Start of Data extract
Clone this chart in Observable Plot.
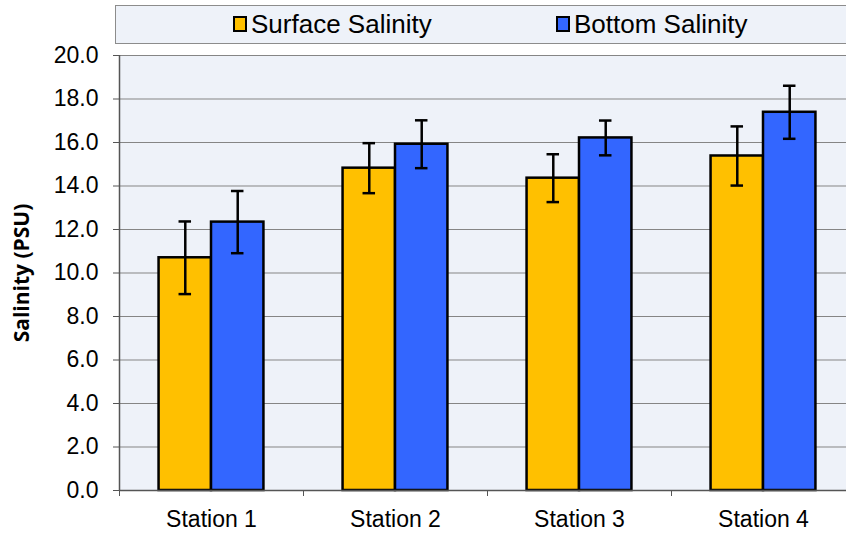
<!DOCTYPE html>
<html>
<head>
<meta charset="utf-8">
<script src="https://cdn.jsdelivr.net/npm/d3@7"></script>
<script src="https://cdn.jsdelivr.net/npm/@observablehq/plot@0.6"></script>
<style>
  html, body { margin: 0; padding: 0; background: #fff; overflow: hidden; width: 846px; height: 533px; position: relative; }
  #legend {
    position: absolute; left: 115px; top: 5px; width: 760px; height: 37px; z-index: 2;
    border: 1px solid #8c8c8c; background: #EEF2F9;
    font-family: "Liberation Sans", Arial, sans-serif; font-size: 26px; color: #000;
  }
  .item { position: absolute; top: 0; height: 37px; line-height: 37px; white-space: nowrap; }
  .sw { display: inline-block; width: 10px; height: 12px; border: 2px solid #000; vertical-align: middle; margin-right: 4px; position: relative; top: -2px; }
  #chart svg { max-width: none !important; display: block; }
  g[aria-label="y-axis label"] text, g[aria-label="y-axis label"] { font-family: "Open Sans", "Noto Sans", sans-serif !important; font-weight: bold !important; font-size: 21px !important; }
</style>
</head>
<body>
<div id="legend"></div>
<div id="chart"></div>
<script>
// ---- data ----
const stations = ["Station 1", "Station 2", "Station 3", "Station 4"];
const seriesNames = ["Surface Salinity", "Bottom Salinity"];
const surface = [10.7, 14.82, 14.36, 15.38];
const surfaceErr = [1.67, 1.15, 1.1, 1.36];
const bottom = [12.34, 15.92, 16.21, 17.39];
const bottomErr = [1.43, 1.1, 0.8, 1.22];
const yTicks = [0, 2, 4, 6, 8, 10, 12, 14, 16, 18, 20];

// ---- styles / layout ----
const colors = ["#FFC000", "#3366FF"];
const GAP = 0.215;          // fraction of a category left empty on each side
const CAP = 0.034;          // half-width of error-bar caps (category fraction)

const legend = document.getElementById("legend");
const legendLeft = [117, 440];
seriesNames.forEach((s, k) => {
  const d = document.createElement("div");
  d.className = "item";
  d.style.left = legendLeft[k] + "px";
  d.innerHTML = `<span class="sw" style="background:${colors[k]}"></span>${s}`;
  legend.appendChild(d);
});

const rows = [];
stations.forEach((st, i) => {
  [surface, bottom].forEach((arr, k) => {
    const err = k === 0 ? surfaceErr[i] : bottomErr[i];
    const x1 = k === 0 ? i + GAP : i + 0.5;
    const x2 = k === 0 ? i + 0.5 : i + 1 - GAP;
    rows.push({station: st, series: seriesNames[k], value: arr[i], lo: arr[i] - err, hi: arr[i] + err,
               x1, x2, xc: (x1 + x2) / 2});
  });
});

const chart = Plot.plot({
  width: 856,
  height: 533,
  marginLeft: 119,
  marginRight: 1,
  marginTop: 55,
  marginBottom: 43,
  style: {fontFamily: "Liberation Sans, Arial, sans-serif", fontSize: "23px", background: "transparent", maxWidth: "none"},
  x: {domain: [0, stations.length]},
  y: {domain: [0, 20]},
  color: {domain: seriesNames, range: colors},
  marks: [
    Plot.frame({fill: "#EEF2F9", stroke: null}),
    Plot.gridY(yTicks, {stroke: "#858585", strokeOpacity: 1, strokeWidth: 1}),
    Plot.rect(rows, {x1: "x1", x2: "x2", y1: 0, y2: "value", fill: "series", stroke: "#000", strokeWidth: 2.5}),
    Plot.ruleX(rows, {x: "xc", y1: "lo", y2: "hi", stroke: "#000", strokeWidth: 2.5}),
    Plot.ruleY(rows, {y: "hi", x1: d => d.xc - CAP, x2: d => d.xc + CAP, stroke: "#000", strokeWidth: 2.5}),
    Plot.ruleY(rows, {y: "lo", x1: d => d.xc - CAP, x2: d => d.xc + CAP, stroke: "#000", strokeWidth: 2.5}),
    Plot.ruleY([0], {stroke: "#555", strokeWidth: 1.5}),
    Plot.ruleX([0], {stroke: "#555", strokeWidth: 1.5}),
    Plot.axisY({ticks: yTicks, tickFormat: d => d.toFixed(1), tickSize: 6, tickPadding: 15, stroke: "#555",
                label: "Salinity (PSU)", labelAnchor: "center", labelArrow: "none", labelOffset: 105}),
    Plot.axisX({ticks: d3.range(stations.length + 1), tickFormat: () => "", tickSize: 6, stroke: "#555", label: null}),
    Plot.axisX({ticks: stations.map((s, i) => i + 0.5), tickFormat: v => stations[Math.floor(v)], tickSize: 0, tickPadding: 20, label: null})
  ]
});
document.getElementById("chart").appendChild(chart);
</script>
</body>
</html>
End of Data extract
## Exercise details
Copy the material shown above in full and exactly. Skip the pictures.

## Full response
Clone this chart in Observable Plot.
<!DOCTYPE html>
<html>
<head>
<meta charset="utf-8">
<script src="https://cdn.jsdelivr.net/npm/d3@7"></script>
<script src="https://cdn.jsdelivr.net/npm/@observablehq/plot@0.6"></script>
<style>
  html, body { margin: 0; padding: 0; background: #fff; overflow: hidden; width: 846px; height: 533px; position: relative; }
  #legend {
    position: absolute; left: 115px; top: 5px; width: 760px; height: 37px; z-index: 2;
    border: 1px solid #8c8c8c; background: #EEF2F9;
    font-family: "Liberation Sans", Arial, sans-serif; font-size: 26px; color: #000;
  }
  .item { position: absolute; top: 0; height: 37px; line-height: 37px; white-space: nowrap; }
  .sw { display: inline-block; width: 10px; height: 12px; border: 2px solid #000; vertical-align: middle; margin-right: 4px; position: relative; top: -2px; }
  #chart svg { max-width: none !important; display: block; }
  g[aria-label="y-axis label"] text, g[aria-label="y-axis label"] { font-family: "Open Sans", "Noto Sans", sans-serif !important; font-weight: bold !important; font-size: 21px !important; }
</style>
</head>
<body>
<div id="legend"></div>
<div id="chart"></div>
<script>
// ---- data ----
const stations = ["Station 1", "Station 2", "Station 3", "Station 4"];
const seriesNames = ["Surface Salinity", "Bottom Salinity"];
const surface = [10.7, 14.82, 14.36, 15.38];
const surfaceErr = [1.67, 1.15, 1.1, 1.36];
const bottom = [12.34, 15.92, 16.21, 17.39];
const bottomErr = [1.43, 1.1, 0.8, 1.22];
const yTicks = [0, 2, 4, 6, 8, 10, 12, 14, 16, 18, 20];

// ---- styles / layout ----
const colors = ["#FFC000", "#3366FF"];
const GAP = 0.215;          // fraction of a category left empty on each side
const CAP = 0.034;          // half-width of error-bar caps (category fraction)

const legend = document.getElementById("legend");
const legendLeft = [117, 440];
seriesNames.forEach((s, k) => {
  const d = document.createElement("div");
  d.className = "item";
  d.style.left = legendLeft[k] + "px";
  d.innerHTML = `<span class="sw" style="background:${colors[k]}"></span>${s}`;
  legend.appendChild(d);
});

const rows = [];
stations.forEach((st, i) => {
  [surface, bottom].forEach((arr, k) => {
    const err = k === 0 ? surfaceErr[i] : bottomErr[i];
    const x1 = k === 0 ? i + GAP : i + 0.5;
    const x2 = k === 0 ? i + 0.5 : i + 1 - GAP;
    rows.push({station: st, series: seriesNames[k], value: arr[i], lo: arr[i] - err, hi: arr[i] + err,
               x1, x2, xc: (x1 + x2) / 2});
  });
});

const chart = Plot.plot({
  width: 856,
  height: 533,
  marginLeft: 119,
  marginRight: 1,
  marginTop: 55,
  marginBottom: 43,
  style: {fontFamily: "Liberation Sans, Arial, sans-serif", fontSize: "23px", background: "transparent", maxWidth: "none"},
  x: {domain: [0, stations.length]},
  y: {domain: [0, 20]},
  color: {domain: seriesNames, range: colors},
  marks: [
    Plot.frame({fill: "#EEF2F9", stroke: null}),
    Plot.gridY(yTicks, {stroke: "#858585", strokeOpacity: 1, strokeWidth: 1}),
    Plot.rect(rows, {x1: "x1", x2: "x2", y1: 0, y2: "value", fill: "series", stroke: "#000", strokeWidth: 2.5}),
    Plot.ruleX(rows, {x: "xc", y1: "lo", y2: "hi", stroke: "#000", strokeWidth: 2.5}),
    Plot.ruleY(rows, {y: "hi", x1: d => d.xc - CAP, x2: d => d.xc + CAP, stroke: "#000", strokeWidth: 2.5}),
    Plot.ruleY(rows, {y: "lo", x1: d => d.xc - CAP, x2: d => d.xc + CAP, stroke: "#000", strokeWidth: 2.5}),
    Plot.ruleY([0], {stroke: "#555", strokeWidth: 1.5}),
    Plot.ruleX([0], {stroke: "#555", strokeWidth: 1.5}),
    Plot.axisY({ticks: yTicks, tickFormat: d => d.toFixed(1), tickSize: 6, tickPadding: 15, stroke: "#555",
                label: "Salinity (PSU)", labelAnchor: "center", labelArrow: "none", labelOffset: 105}),
    Plot.axisX({ticks: d3.range(stations.length + 1), tickFormat: () => "", tickSize: 6, stroke: "#555", label: null}),
    Plot.axisX({ticks: stations.map((s, i) => i + 0.5), tickFormat: v => stations[Math.floor(v)], tickSize: 0, tickPadding: 20, label: null})
  ]
});
document.getElementById("chart").appendChild(chart);
</script>
</body>
</html>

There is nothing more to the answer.